Our set list is planned to break for the midnight shenanigans. We refuse to learn "Auld Lang Syne" and we don't want to ruin people's New Year party, so we have resolved to stop awhile for kissing and shouting at the auspicious hour. This entails our starting at exactly 11:10pm. We finally make it onstage to start at 11:18pm, but no matter we have found a clock that can be seen from the stage, so we fondly imagine that we are in control.

As we take the stage I essay a short speech to explain to the few natives gathered what exactly the fuck is liable to be going on. As you probably know, the JBC only generally play in places where people want to see them. (It makes life so much more pleasant for band and punters alike, we feel.)

This is clearly not the case tonight, so I give a little spiel about how.. well, you know how all the bands say they're different.. well, we really are different because different.

Yeah, nice one, Pat.

From the first number it's clear that the improvised sound system and the under-rehearsed JBC are both working as well as they possibly could.
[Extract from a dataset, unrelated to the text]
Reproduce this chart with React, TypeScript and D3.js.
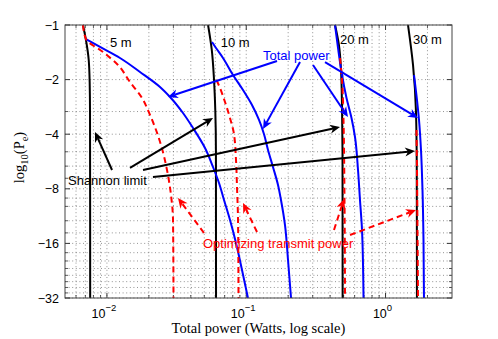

Within a couple of tunes dancing has broken out. A couple of tunes later I look up to see George leaping two-footed into the air. A few songs down the road and Owen's floor tom-tom collapses on top of his pint, shattering the glass and scattering beer everywhere. He mends the drum, sorts out a new pint and puts it back down. A few minutes later the drum collapses again, with more shattered glass and squandered beer. But we are having fun.

We arrive at the first Tower Of Misery And Despair.

Diamorphine goes off like a big mental bomb.

We cruise through some pop songs and a particularly sociopathic Wheeler and make it to the midnight break without problems.

Champagne is opened. Hugs and kisses all round. Everybody has made it into 2002.

We pick up again some ten minutes down the road with a nicely paced Spacemen and reel on through the rest of our show. People, God bless them, are going mental. Not even Sister Death can stop them. (My excuse goes along the lines of: "Well, you can't have a dance without a waltz, boys and girls, now can you?" To my astonishment, I get away with it.)

We finish with a typically vile rendition of Zombie Love, then encore with Roadrunner. By the end of it I am barking like a big stupid dog.

Everyone is astoundingly kind about our show. While Tumbling Dice return to play a couple more top party tunes we chill the fuck out with bottles of Champagne and the rest. A top soul DJ takes over and the party goes on until about 4:00am, by which time, thoroughly mashed, Kathie, George and I retire to our room with one final bottle of Champagne and a bunch of Rizlas.

We awake the following day to beautiful winter sun on the river beneath our window. Somehow, for God is great, we have survived JBC Vietnam.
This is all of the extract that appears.